▶ **To do**
Leave the pictures out and quote every line from the start of the listing to the line with "import pandas as pd", inclusive.
### Data block ###
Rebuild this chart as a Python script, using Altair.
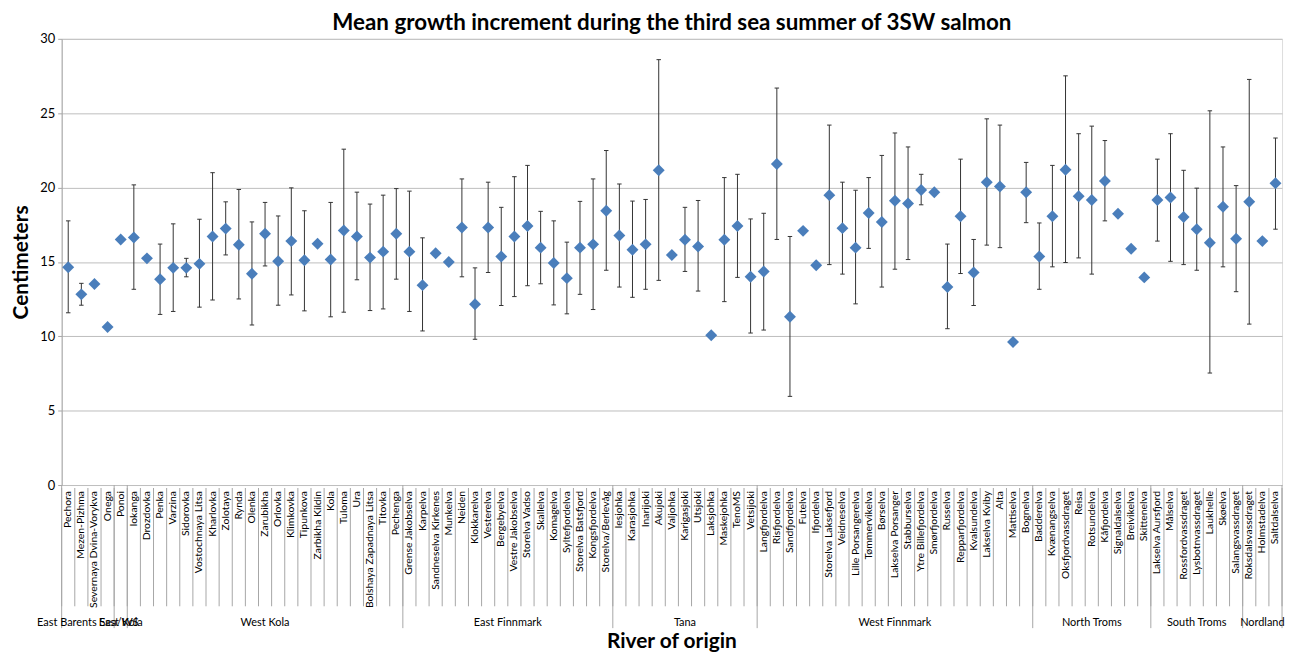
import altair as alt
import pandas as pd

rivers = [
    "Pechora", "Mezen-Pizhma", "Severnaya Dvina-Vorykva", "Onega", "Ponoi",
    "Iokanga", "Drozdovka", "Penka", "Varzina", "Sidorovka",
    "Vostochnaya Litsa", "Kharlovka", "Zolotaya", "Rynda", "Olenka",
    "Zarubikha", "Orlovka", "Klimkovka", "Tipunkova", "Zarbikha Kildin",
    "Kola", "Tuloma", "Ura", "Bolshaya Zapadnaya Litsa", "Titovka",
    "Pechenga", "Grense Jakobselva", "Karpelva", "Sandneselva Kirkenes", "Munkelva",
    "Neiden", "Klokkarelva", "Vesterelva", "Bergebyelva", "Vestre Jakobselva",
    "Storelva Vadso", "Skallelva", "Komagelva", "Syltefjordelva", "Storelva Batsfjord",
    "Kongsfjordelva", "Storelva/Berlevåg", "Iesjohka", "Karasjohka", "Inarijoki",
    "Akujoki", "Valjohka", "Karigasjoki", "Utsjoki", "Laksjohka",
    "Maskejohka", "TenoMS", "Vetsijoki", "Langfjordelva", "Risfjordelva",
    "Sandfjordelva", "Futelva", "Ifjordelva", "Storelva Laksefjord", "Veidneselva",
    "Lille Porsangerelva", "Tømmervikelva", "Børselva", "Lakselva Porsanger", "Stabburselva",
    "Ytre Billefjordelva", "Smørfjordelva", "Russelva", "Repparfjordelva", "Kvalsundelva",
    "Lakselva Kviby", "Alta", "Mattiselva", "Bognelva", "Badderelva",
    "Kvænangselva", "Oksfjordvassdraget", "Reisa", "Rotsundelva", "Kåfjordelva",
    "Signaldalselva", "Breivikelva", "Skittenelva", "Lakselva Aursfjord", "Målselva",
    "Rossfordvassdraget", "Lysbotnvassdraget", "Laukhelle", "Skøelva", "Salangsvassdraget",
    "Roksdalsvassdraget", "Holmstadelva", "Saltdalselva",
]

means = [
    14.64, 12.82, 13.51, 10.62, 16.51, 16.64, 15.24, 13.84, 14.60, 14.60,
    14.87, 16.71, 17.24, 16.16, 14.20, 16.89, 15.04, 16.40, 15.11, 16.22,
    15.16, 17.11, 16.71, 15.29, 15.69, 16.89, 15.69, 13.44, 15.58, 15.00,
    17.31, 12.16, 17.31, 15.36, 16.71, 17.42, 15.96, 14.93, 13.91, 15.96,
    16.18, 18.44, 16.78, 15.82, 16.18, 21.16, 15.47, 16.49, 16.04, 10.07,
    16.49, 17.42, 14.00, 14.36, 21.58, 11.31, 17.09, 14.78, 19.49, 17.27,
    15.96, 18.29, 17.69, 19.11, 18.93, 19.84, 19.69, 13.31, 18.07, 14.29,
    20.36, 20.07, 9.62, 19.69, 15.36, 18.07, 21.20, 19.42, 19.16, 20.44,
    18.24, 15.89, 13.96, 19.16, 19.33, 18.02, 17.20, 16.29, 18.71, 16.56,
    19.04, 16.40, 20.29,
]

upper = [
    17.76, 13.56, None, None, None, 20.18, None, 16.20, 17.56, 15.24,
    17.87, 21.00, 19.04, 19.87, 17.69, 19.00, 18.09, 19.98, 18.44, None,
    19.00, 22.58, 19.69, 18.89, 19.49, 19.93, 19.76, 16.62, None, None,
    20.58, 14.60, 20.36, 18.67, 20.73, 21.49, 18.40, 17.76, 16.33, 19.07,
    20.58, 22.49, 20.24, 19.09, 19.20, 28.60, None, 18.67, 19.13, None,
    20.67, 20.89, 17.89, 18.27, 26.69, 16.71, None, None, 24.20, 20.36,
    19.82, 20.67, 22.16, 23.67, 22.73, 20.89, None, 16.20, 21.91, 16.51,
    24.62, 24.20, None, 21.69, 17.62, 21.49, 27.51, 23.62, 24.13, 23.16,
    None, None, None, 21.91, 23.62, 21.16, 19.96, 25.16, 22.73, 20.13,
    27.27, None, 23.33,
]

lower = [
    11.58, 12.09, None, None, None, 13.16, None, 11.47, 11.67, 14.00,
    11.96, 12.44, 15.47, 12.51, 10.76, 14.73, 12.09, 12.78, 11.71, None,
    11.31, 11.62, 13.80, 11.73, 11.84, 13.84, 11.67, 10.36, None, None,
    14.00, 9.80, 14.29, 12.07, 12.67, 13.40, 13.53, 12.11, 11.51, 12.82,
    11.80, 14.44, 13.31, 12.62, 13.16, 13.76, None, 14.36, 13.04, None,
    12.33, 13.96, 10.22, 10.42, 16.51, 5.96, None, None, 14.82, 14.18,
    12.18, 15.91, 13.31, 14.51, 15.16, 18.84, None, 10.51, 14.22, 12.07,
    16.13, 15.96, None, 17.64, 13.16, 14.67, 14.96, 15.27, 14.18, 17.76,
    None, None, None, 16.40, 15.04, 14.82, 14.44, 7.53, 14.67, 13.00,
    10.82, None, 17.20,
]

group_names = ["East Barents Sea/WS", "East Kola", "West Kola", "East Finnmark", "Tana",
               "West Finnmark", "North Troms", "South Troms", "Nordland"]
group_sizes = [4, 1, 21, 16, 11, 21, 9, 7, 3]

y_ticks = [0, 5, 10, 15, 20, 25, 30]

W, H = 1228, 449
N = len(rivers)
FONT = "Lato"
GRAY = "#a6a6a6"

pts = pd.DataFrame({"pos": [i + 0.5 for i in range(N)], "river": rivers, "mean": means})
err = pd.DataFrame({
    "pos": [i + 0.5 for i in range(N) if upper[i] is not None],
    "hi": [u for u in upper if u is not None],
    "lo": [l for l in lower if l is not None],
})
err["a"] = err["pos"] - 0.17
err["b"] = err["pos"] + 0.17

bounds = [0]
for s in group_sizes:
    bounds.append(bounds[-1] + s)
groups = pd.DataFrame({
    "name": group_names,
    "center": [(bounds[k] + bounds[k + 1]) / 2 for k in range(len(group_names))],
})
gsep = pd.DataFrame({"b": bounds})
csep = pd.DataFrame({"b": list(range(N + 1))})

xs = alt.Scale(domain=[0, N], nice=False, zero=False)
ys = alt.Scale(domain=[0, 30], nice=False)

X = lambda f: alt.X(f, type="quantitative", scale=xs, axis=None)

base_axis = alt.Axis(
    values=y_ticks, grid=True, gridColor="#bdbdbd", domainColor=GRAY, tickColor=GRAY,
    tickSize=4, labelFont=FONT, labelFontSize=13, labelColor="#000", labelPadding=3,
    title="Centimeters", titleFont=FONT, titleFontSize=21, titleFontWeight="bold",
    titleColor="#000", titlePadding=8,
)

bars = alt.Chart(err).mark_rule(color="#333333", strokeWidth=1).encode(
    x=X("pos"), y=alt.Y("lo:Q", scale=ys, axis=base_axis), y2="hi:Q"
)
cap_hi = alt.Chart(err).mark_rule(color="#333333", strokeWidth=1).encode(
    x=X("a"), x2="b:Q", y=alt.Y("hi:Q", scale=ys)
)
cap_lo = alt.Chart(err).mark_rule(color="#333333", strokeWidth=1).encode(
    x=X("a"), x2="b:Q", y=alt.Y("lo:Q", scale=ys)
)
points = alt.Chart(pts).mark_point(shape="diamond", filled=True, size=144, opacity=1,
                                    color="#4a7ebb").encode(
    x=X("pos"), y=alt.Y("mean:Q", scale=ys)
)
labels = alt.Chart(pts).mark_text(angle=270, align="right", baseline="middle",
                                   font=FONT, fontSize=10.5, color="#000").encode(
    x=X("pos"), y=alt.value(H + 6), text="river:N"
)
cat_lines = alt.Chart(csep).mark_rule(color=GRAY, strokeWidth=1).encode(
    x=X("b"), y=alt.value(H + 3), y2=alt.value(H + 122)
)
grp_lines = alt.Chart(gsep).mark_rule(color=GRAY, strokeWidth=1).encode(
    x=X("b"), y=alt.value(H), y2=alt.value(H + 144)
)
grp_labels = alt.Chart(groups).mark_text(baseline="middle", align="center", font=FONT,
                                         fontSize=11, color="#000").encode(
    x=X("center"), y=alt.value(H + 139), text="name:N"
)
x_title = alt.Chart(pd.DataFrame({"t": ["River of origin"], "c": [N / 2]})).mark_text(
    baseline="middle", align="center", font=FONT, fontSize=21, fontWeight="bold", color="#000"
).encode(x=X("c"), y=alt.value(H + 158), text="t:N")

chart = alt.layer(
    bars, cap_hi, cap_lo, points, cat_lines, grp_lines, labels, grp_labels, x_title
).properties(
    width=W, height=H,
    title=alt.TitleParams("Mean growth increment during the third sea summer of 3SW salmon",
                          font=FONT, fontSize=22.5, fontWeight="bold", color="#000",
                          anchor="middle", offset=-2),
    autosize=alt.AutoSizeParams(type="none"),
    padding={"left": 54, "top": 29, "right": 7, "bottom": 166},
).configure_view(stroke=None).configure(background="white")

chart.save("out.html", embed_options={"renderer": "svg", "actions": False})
###
▶ **Exercise solution**
Rebuild this chart as a Python script, using Altair.
import altair as alt
import pandas as pd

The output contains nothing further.